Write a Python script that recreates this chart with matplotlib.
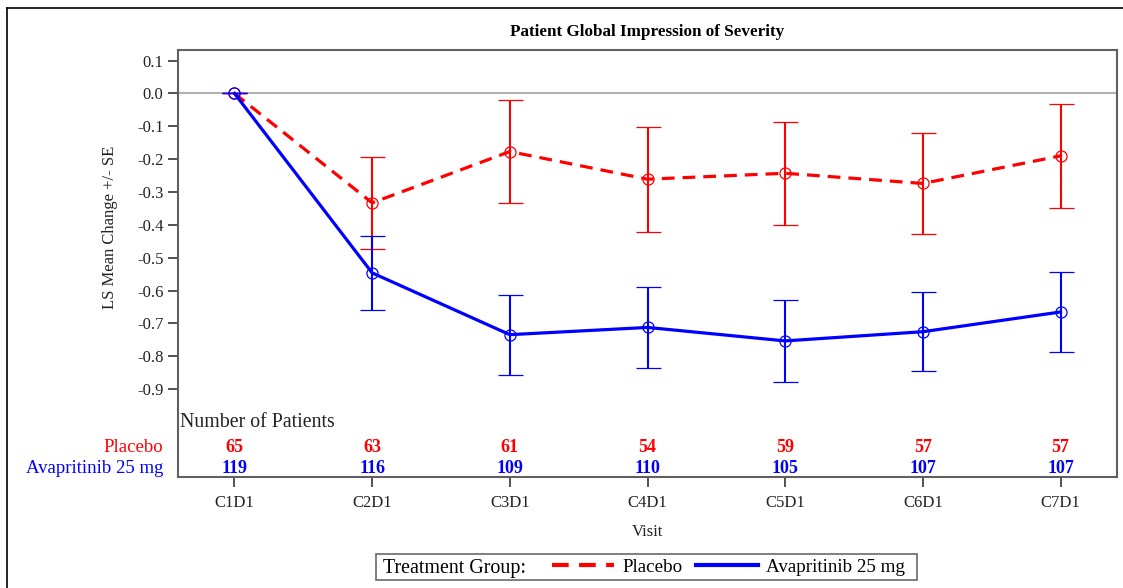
import matplotlib
matplotlib.use("Agg")
import matplotlib.pyplot as plt
from matplotlib.lines import Line2D
from matplotlib.offsetbox import HPacker, VPacker, DrawingArea, TextArea
import numpy as np

plt.rcParams["font.family"] = ["Liberation Serif", "DejaVu Serif"]
plt.rcParams["axes.unicode_minus"] = False

visits = ["C1D1", "C2D1", "C3D1", "C4D1", "C5D1", "C6D1", "C7D1"]
placebo_mean = [0.0, -0.333, -0.177, -0.261, -0.243, -0.274, -0.190]
placebo_se = [0.0, 0.140, 0.156, 0.160, 0.156, 0.153, 0.159]
ava_mean = [0.0, -0.546, -0.734, -0.712, -0.753, -0.725, -0.665]
ava_se = [0.0, 0.112, 0.122, 0.123, 0.125, 0.121, 0.123]
placebo_n = [65, 63, 61, 54, 59, 57, 57]
ava_n = [119, 116, 109, 110, 105, 107, 107]
yticks = [0.1, 0.0, -0.1, -0.2, -0.3, -0.4, -0.5, -0.6, -0.7, -0.8, -0.9]

RED = "#ff0000"
BLUE = "#0000ff"

fig = plt.figure(figsize=(11.23, 5.88), dpi=100)
W, H = 1123, 588
ax = fig.add_axes([178 / W, 1 - 477 / H, (1117 - 178) / W, (477 - 50) / H])

x = np.arange(len(visits))

ax.axhline(0, color="#b0b0b0", lw=1.5, zorder=1)

ax.errorbar(x, placebo_mean, yerr=placebo_se, color=RED, ecolor=RED,
            elinewidth=1.5, capsize=9, capthick=1.5, lw=2.3,
            linestyle=(0, (4, 2.5)), marker="o", markersize=8,
            markerfacecolor="none", markeredgecolor=RED, markeredgewidth=0.9,
            zorder=3, label="Placebo")
ax.errorbar(x, ava_mean, yerr=ava_se, color=BLUE, ecolor=BLUE,
            elinewidth=1.5, capsize=9, capthick=1.5, lw=2.3,
            linestyle="-", marker="o", markersize=8,
            markerfacecolor="none", markeredgecolor=BLUE, markeredgewidth=0.9,
            zorder=4, label="Avapritinib 25 mg")

ax.set_xlim(-0.41, len(visits) - 1 + 0.41)
ax.set_ylim(-1.167, 0.132)
ax.set_xticks(x)
ax.set_xticklabels(visits, fontsize=12)
ax.set_yticks(yticks)
ax.set_yticklabels([f"{v:.1f}" for v in yticks], fontsize=12)
ax.tick_params(axis="both", direction="out", length=7, width=1.2,
               color="#333333", labelcolor="#222222")
ax.tick_params(axis="x", pad=6)
for sp in ax.spines.values():
    sp.set_color("#606060")
    sp.set_linewidth(1.5)

ax.set_xlabel("Visit", fontsize=12, color="#222222", labelpad=9)
ax.set_ylabel("LS Mean Change +/- SE", fontsize=12, color="#222222")
ax.yaxis.set_label_coords(-0.064, 0.585)

# patient counts table inside the plotting area
trans = ax.get_xaxis_transform()
ax.text(0.002, 0.128, "Number of Patients", transform=ax.transAxes,
        ha="left", va="center", fontsize=14.3, color="#222222")
ax.text(-0.016, 0.068, "Placebo", transform=ax.transAxes, ha="right",
        va="center", fontsize=13.5, color=RED)
ax.text(-0.016, 0.021, "Avapritinib 25 mg", transform=ax.transAxes, ha="right",
        va="center", fontsize=13.5, color=BLUE)
for xi, n in zip(x, placebo_n):
    ax.text(xi, 0.068, str(n), transform=trans, ha="center", va="center",
            fontsize=13, fontweight="bold", color=RED)
for xi, n in zip(x, ava_n):
    ax.text(xi, 0.021, str(n), transform=trans, ha="center", va="center",
            fontsize=13, fontweight="bold", color=BLUE)

fig.text(647.5 / W, 1 - 32 / H, "Patient Global Impression of Severity",
         ha="center", va="center", fontsize=12.3, fontweight="bold")

# legend with its title placed on the left of the entries
handles = [Line2D([], [], color=RED, lw=3, linestyle=(0, (4, 2.5))),
           Line2D([], [], color=BLUE, lw=3)]
leg = ax.legend(handles, ["Placebo", "Avapritinib 25 mg"], ncol=2,
                fontsize=13.7,
                loc="center", bbox_to_anchor=(646.5 / W, 1 - 567 / H),
                bbox_transform=fig.transFigure, frameon=True, fancybox=False,
                edgecolor="#444444", handlelength=3.25, handletextpad=0.45,
                columnspacing=0.7, borderpad=0.25, borderaxespad=0)
leg.get_frame().set_linewidth(1.2)
fs = leg._fontsize
title_box = TextArea("Treatment Group:",
                     textprops=dict(fontsize=14.4, color="black"))
title_col = VPacker(pad=0, sep=0, align="left",
                    children=[DrawingArea(1, 1.6), title_box])
inner = HPacker(pad=0, sep=1.35 * fs, align="center",
                children=[title_col, leg._legend_handle_box])
hbox = HPacker(pad=0.1 * fs, sep=0, align="center",
               children=[DrawingArea(4, 1), inner, DrawingArea(7, 1)])
hbox.set_figure(fig)
hbox.axes = ax
hbox.set_offset(leg._findoffset)
leg._legend_box = hbox

# outer frame edges
fig.add_artist(Line2D([7 / W, 7 / W], [0, 1 - 8 / H], color="black", lw=1.2,
                      transform=fig.transFigure))
fig.add_artist(Line2D([7 / W, 1], [1 - 8 / H, 1 - 8 / H], color="black",
                      lw=1.2, transform=fig.transFigure))

fig.savefig("out.png", dpi=100)
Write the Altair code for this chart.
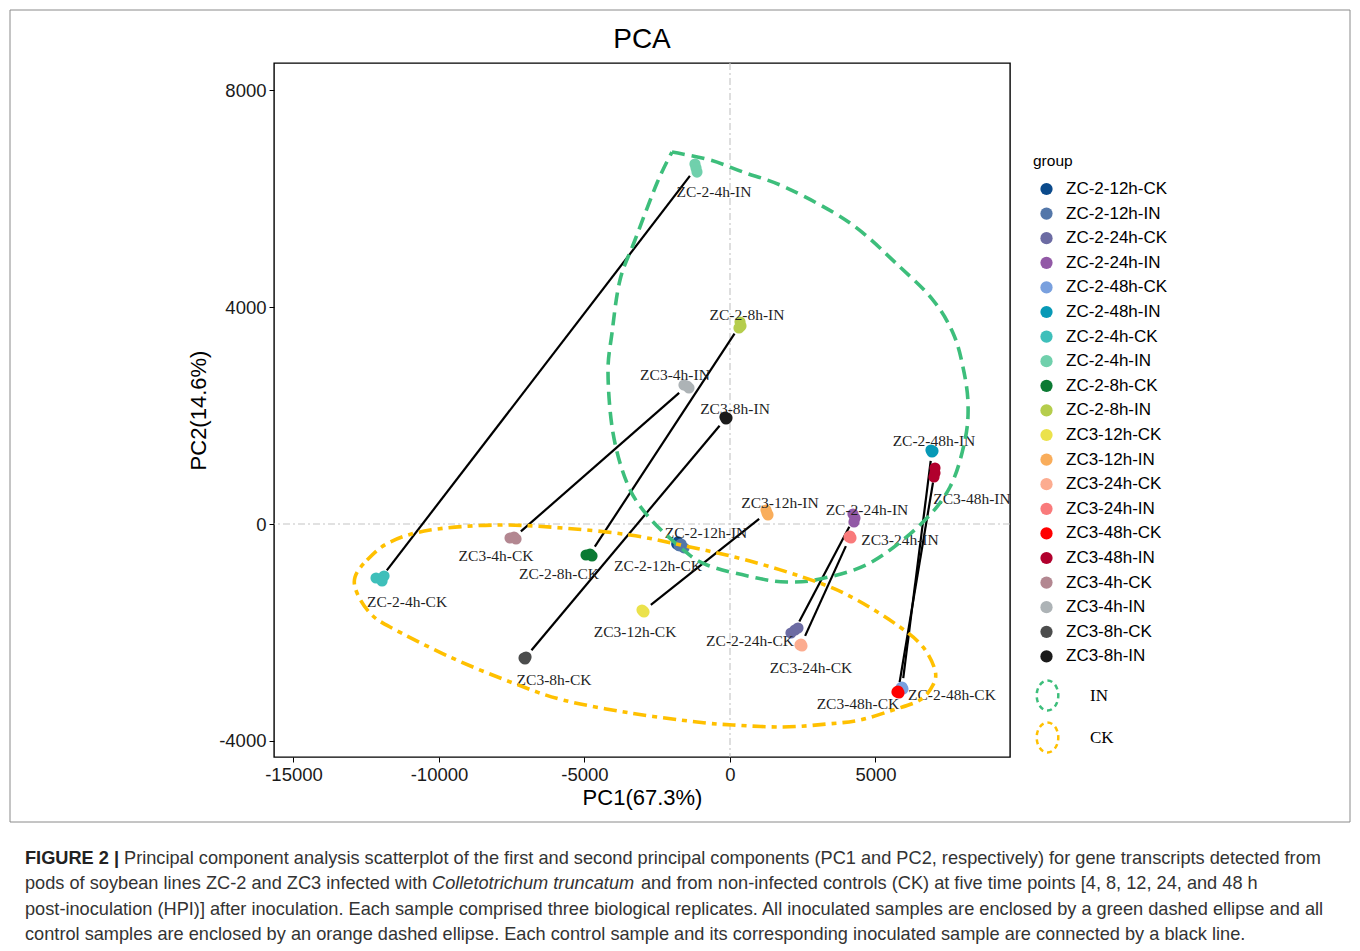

════════════════

▶ _DO THIS_: Restate each entry word for word, leaving out any pictures.

▶ _EXERCISE ANSWER_:
Write a Python script that recreates this chart with matplotlib.
import matplotlib
matplotlib.use("Agg")
import matplotlib.pyplot as plt
from matplotlib.lines import Line2D
from matplotlib.offsetbox import HPacker, VPacker, DrawingArea, TextArea
import numpy as np

plt.rcParams["font.family"] = ["Liberation Serif", "DejaVu Serif"]
plt.rcParams["axes.unicode_minus"] = False

visits = ["C1D1", "C2D1", "C3D1", "C4D1", "C5D1", "C6D1", "C7D1"]
placebo_mean = [0.0, -0.333, -0.177, -0.261, -0.243, -0.274, -0.190]
placebo_se = [0.0, 0.140, 0.156, 0.160, 0.156, 0.153, 0.159]
ava_mean = [0.0, -0.546, -0.734, -0.712, -0.753, -0.725, -0.665]
ava_se = [0.0, 0.112, 0.122, 0.123, 0.125, 0.121, 0.123]
placebo_n = [65, 63, 61, 54, 59, 57, 57]
ava_n = [119, 116, 109, 110, 105, 107, 107]
yticks = [0.1, 0.0, -0.1, -0.2, -0.3, -0.4, -0.5, -0.6, -0.7, -0.8, -0.9]

RED = "#ff0000"
BLUE = "#0000ff"

fig = plt.figure(figsize=(11.23, 5.88), dpi=100)
W, H = 1123, 588
ax = fig.add_axes([178 / W, 1 - 477 / H, (1117 - 178) / W, (477 - 50) / H])

x = np.arange(len(visits))

ax.axhline(0, color="#b0b0b0", lw=1.5, zorder=1)

ax.errorbar(x, placebo_mean, yerr=placebo_se, color=RED, ecolor=RED,
            elinewidth=1.5, capsize=9, capthick=1.5, lw=2.3,
            linestyle=(0, (4, 2.5)), marker="o", markersize=8,
            markerfacecolor="none", markeredgecolor=RED, markeredgewidth=0.9,
            zorder=3, label="Placebo")
ax.errorbar(x, ava_mean, yerr=ava_se, color=BLUE, ecolor=BLUE,
            elinewidth=1.5, capsize=9, capthick=1.5, lw=2.3,
            linestyle="-", marker="o", markersize=8,
            markerfacecolor="none", markeredgecolor=BLUE, markeredgewidth=0.9,
            zorder=4, label="Avapritinib 25 mg")

ax.set_xlim(-0.41, len(visits) - 1 + 0.41)
ax.set_ylim(-1.167, 0.132)
ax.set_xticks(x)
ax.set_xticklabels(visits, fontsize=12)
ax.set_yticks(yticks)
ax.set_yticklabels([f"{v:.1f}" for v in yticks], fontsize=12)
ax.tick_params(axis="both", direction="out", length=7, width=1.2,
               color="#333333", labelcolor="#222222")
ax.tick_params(axis="x", pad=6)
for sp in ax.spines.values():
    sp.set_color("#606060")
    sp.set_linewidth(1.5)

ax.set_xlabel("Visit", fontsize=12, color="#222222", labelpad=9)
ax.set_ylabel("LS Mean Change +/- SE", fontsize=12, color="#222222")
ax.yaxis.set_label_coords(-0.064, 0.585)

# patient counts table inside the plotting area
trans = ax.get_xaxis_transform()
ax.text(0.002, 0.128, "Number of Patients", transform=ax.transAxes,
        ha="left", va="center", fontsize=14.3, color="#222222")
ax.text(-0.016, 0.068, "Placebo", transform=ax.transAxes, ha="right",
        va="center", fontsize=13.5, color=RED)
ax.text(-0.016, 0.021, "Avapritinib 25 mg", transform=ax.transAxes, ha="right",
        va="center", fontsize=13.5, color=BLUE)
for xi, n in zip(x, placebo_n):
    ax.text(xi, 0.068, str(n), transform=trans, ha="center", va="center",
            fontsize=13, fontweight="bold", color=RED)
for xi, n in zip(x, ava_n):
    ax.text(xi, 0.021, str(n), transform=trans, ha="center", va="center",
            fontsize=13, fontweight="bold", color=BLUE)

fig.text(647.5 / W, 1 - 32 / H, "Patient Global Impression of Severity",
         ha="center", va="center", fontsize=12.3, fontweight="bold")

# legend with its title placed on the left of the entries
handles = [Line2D([], [], color=RED, lw=3, linestyle=(0, (4, 2.5))),
           Line2D([], [], color=BLUE, lw=3)]
leg = ax.legend(handles, ["Placebo", "Avapritinib 25 mg"], ncol=2,
                fontsize=13.7,
                loc="center", bbox_to_anchor=(646.5 / W, 1 - 567 / H),
                bbox_transform=fig.transFigure, frameon=True, fancybox=False,
                edgecolor="#444444", handlelength=3.25, handletextpad=0.45,
                columnspacing=0.7, borderpad=0.25, borderaxespad=0)
leg.get_frame().set_linewidth(1.2)
fs = leg._fontsize
title_box = TextArea("Treatment Group:",
                     textprops=dict(fontsize=14.4, color="black"))
title_col = VPacker(pad=0, sep=0, align="left",
                    children=[DrawingArea(1, 1.6), title_box])
inner = HPacker(pad=0, sep=1.35 * fs, align="center",
                children=[title_col, leg._legend_handle_box])
hbox = HPacker(pad=0.1 * fs, sep=0, align="center",
               children=[DrawingArea(4, 1), inner, DrawingArea(7, 1)])
hbox.set_figure(fig)
hbox.axes = ax
hbox.set_offset(leg._findoffset)
leg._legend_box = hbox

# outer frame edges
fig.add_artist(Line2D([7 / W, 7 / W], [0, 1 - 8 / H], color="black", lw=1.2,
                      transform=fig.transFigure))
fig.add_artist(Line2D([7 / W, 1], [1 - 8 / H, 1 - 8 / H], color="black",
                      lw=1.2, transform=fig.transFigure))

fig.savefig("out.png", dpi=100)
Write the Altair code for this chart.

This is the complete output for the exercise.